Mención especial merecen las instituciones que se han encargado de resguardar la soberanía y seguridad nacional como lo han sido el Ejército y la Marina, que por su dedicación, empeño, identidad nacional y honestidad se ganaron el respeto de los mexicanos. Por eso nos lastiman los acontecimientos que han salido a la luz pública en el que nos damos cuenta que algunos personajes corruptos, que aprovechando sus cargos en la Marina, pervirtieron la honrosa encomienda transformándola en un vergonzoso bastión delincuencial que le generó un daño enorme a la institución y a la República; y eso no puede quedar sin castigo.
Sin embargo, el problema no se reduce a un caso aislado. Hoy observamos un desgaste generalizado en las instituciones, producto de varios factores: la corrupción enquistada en sus estructuras, la falta de renovación de sus objetivos y la politización de sus funciones. La ciudadanía percibe cada vez con mayor desconfianza a las instancias que deberían protegerla, orientarla y servirle.
El Poder Judicial, por ejemplo, que debería ser garante de la justicia, ha sido señalado en múltiples ocasiones por resoluciones contradictorias, por jueces que se convierten en cómplices del crimen organizado mediante resoluciones a modo, y por una burocracia que ralentiza procesos, volviendo la justicia un privilegio de quienes tienen recursos para pagarla y la finalización de la carrera judicial cambiádonla por elecciones manipuladas y engañosas ha propiciado incertidumbre por la incapacidad de muchos de los designados.

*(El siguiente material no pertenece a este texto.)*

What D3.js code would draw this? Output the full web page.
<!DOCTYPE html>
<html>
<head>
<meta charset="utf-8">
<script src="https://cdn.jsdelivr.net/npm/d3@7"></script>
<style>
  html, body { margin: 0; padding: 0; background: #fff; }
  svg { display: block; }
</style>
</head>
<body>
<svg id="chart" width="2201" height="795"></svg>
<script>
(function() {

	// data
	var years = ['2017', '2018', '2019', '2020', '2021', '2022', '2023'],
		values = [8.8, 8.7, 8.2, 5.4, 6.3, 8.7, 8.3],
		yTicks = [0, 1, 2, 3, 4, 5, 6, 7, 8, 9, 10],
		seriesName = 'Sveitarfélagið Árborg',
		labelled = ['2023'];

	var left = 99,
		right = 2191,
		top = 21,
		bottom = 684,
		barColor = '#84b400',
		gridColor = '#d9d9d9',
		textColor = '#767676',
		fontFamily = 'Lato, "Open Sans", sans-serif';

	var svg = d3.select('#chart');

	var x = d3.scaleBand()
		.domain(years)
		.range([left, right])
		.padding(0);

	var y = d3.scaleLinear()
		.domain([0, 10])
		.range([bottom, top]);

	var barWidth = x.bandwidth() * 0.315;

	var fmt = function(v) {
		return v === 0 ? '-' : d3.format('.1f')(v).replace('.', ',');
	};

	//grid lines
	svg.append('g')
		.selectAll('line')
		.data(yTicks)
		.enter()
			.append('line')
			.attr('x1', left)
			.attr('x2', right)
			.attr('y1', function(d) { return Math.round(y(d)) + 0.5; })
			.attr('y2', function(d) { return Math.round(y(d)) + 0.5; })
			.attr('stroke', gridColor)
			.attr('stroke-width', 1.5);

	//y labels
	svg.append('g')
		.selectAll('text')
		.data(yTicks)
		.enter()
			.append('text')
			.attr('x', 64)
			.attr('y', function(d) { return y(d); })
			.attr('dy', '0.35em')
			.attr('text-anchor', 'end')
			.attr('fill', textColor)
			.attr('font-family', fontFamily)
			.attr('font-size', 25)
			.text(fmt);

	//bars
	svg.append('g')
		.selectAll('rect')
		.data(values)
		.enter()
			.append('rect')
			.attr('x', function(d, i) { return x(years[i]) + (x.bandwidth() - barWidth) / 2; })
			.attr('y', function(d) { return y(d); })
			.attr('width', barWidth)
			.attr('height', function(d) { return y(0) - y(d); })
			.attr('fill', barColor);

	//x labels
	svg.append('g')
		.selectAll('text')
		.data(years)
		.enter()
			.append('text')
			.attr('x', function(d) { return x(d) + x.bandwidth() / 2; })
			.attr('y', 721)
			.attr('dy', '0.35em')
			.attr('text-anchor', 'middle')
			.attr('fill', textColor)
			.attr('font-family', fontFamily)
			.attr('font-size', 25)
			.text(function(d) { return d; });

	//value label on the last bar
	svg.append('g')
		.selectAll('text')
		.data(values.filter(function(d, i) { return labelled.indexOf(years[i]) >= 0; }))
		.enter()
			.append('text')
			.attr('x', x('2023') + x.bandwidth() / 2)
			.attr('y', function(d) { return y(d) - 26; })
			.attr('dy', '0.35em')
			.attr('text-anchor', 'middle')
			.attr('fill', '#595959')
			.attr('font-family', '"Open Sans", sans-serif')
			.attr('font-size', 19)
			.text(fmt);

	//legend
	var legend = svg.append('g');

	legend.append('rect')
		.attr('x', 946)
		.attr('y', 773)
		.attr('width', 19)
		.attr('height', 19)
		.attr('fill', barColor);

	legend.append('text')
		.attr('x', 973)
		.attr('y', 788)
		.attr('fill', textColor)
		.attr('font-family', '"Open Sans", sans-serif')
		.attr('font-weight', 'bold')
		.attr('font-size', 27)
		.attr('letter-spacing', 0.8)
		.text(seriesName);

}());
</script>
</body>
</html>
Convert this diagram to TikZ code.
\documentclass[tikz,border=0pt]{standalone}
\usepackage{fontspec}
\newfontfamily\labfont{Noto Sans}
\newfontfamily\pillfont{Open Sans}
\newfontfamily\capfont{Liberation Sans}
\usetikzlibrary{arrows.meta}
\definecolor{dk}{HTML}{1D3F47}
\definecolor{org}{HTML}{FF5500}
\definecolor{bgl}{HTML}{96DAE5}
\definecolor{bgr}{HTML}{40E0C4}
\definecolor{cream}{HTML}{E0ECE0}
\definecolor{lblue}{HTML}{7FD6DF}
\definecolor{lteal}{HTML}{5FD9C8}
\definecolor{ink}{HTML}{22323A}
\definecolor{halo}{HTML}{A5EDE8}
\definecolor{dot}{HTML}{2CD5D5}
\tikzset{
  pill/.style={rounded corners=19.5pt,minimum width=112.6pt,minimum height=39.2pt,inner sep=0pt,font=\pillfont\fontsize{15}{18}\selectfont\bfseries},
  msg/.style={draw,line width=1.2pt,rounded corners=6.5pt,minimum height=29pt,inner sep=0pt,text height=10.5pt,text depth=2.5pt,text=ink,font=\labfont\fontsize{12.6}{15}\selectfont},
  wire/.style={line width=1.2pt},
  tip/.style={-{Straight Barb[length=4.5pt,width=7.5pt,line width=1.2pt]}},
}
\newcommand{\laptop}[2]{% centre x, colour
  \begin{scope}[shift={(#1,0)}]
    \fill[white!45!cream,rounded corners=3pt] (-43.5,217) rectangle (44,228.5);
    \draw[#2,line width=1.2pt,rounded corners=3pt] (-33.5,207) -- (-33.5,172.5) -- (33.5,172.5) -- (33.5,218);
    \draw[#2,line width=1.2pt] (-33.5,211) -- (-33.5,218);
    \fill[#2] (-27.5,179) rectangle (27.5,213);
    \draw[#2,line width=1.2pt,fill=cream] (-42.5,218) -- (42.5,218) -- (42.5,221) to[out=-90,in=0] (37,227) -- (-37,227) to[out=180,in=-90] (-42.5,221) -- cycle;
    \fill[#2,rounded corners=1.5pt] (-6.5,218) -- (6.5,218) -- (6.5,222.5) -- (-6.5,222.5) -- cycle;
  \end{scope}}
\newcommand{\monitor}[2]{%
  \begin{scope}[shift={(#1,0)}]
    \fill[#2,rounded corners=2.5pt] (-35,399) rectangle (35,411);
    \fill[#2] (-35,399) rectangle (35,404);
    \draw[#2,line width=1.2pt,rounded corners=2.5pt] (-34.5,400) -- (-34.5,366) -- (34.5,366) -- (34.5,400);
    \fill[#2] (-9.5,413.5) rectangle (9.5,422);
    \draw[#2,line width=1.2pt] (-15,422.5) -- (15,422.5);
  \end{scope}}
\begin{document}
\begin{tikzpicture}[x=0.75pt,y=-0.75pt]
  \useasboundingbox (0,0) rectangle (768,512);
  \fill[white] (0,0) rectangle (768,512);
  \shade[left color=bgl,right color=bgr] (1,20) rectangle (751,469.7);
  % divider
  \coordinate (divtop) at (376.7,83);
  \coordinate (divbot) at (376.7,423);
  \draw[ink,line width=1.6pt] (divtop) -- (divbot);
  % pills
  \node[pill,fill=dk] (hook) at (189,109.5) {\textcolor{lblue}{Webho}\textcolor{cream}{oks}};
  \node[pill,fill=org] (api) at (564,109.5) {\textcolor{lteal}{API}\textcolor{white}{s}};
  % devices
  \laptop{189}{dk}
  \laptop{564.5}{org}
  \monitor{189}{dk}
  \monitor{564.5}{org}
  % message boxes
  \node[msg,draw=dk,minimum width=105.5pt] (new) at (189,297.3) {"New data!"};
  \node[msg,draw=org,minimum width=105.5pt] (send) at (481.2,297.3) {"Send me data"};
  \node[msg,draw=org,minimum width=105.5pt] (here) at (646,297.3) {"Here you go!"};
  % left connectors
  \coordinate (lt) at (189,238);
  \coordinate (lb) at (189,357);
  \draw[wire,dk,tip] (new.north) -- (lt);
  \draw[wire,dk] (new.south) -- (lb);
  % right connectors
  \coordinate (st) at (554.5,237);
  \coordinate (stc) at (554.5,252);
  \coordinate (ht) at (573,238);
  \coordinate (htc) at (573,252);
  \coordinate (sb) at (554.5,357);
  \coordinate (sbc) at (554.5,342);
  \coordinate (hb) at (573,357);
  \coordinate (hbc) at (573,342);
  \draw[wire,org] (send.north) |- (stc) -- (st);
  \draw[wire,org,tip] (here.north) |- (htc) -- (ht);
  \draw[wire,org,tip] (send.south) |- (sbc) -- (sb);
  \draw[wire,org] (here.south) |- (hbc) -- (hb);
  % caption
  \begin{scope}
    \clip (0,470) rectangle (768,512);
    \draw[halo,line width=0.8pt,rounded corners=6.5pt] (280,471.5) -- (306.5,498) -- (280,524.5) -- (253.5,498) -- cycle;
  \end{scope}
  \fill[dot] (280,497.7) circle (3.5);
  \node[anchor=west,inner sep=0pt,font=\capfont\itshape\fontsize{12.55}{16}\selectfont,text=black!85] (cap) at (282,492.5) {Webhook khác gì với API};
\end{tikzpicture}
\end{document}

El Poder Legislativo, otrora espacio de debate y generación de consensos, ha caído en una dinámica de confrontación permanente, donde la búsqueda de soluciones colectivas se ha sustituido por cálculos electorales. La ciudadanía percibe que se legisla más para las encuestas que para atender problemas reales.
El Poder Ejecutivo, en distintos periodos, también ha contribuido al desgaste, pues la centralización de decisiones, el uso clientelar de programas sociales y la tentación de controlar organismos autónomos han debilitado contrapesos fundamentales para la vida democrática.
En este contexto, la población vive una contradicción: necesita de las instituciones para resolver sus problemas cotidianos, pero al mismo tiempo siente que estas le fallan, que se han alejado de sus propósitos originales y que ya no representan garantías confiables. Esta erosión de confianza es particularmente peligrosa porque mina la cohesión social y abre la puerta a la desesperanza o, peor aún, a la violencia como medio de resolución de conflictos.
El desgaste institucional también se refleja en la vida cotidiana. El ciudadano que acude a una clínica y se encuentra con desabasto de medicinas; el campesino que solicita crédito y recibe trámites interminables; la madre de familia que busca justicia ante la violencia y se topa con indiferencia de las fiscalías; el estudiante que ve a su universidad sin recursos suficientes. Todos ellos, al acumular decepciones, terminan por desconfiar del sistema en su conjunto.
La pregunta que debemos hacernos es: ¿cómo revertir este proceso? La respuesta no es sencilla, pero sí urgente. Se requiere recuperar la ética del servicio público, profesionalizar a los servidores, garantizar transparencia en la gestión, sancionar sin contemplaciones a los corruptos y, sobre todo, devolverle a las instituciones su razón de ser: servir al pueblo, no servirse de él.
En conclusión, las instituciones mexicanas han sido durante décadas pilares de estabilidad y desarrollo, pero hoy atraviesan por un desgaste evidente que amenaza con debilitarlas aún más si no se toman medidas decididas. El reto es grande, pero no imposible: se trata de rescatar la confianza social, de regenerar los mecanismos de control y de demostrar que el Estado, en su conjunto, sigue siendo capaz de cumplir con su función esencial: garantizar la justicia, la seguridad y el bienestar de todos.
México no puede darse el lujo de perder a sus instituciones. Rescatarlas es tarea de todos.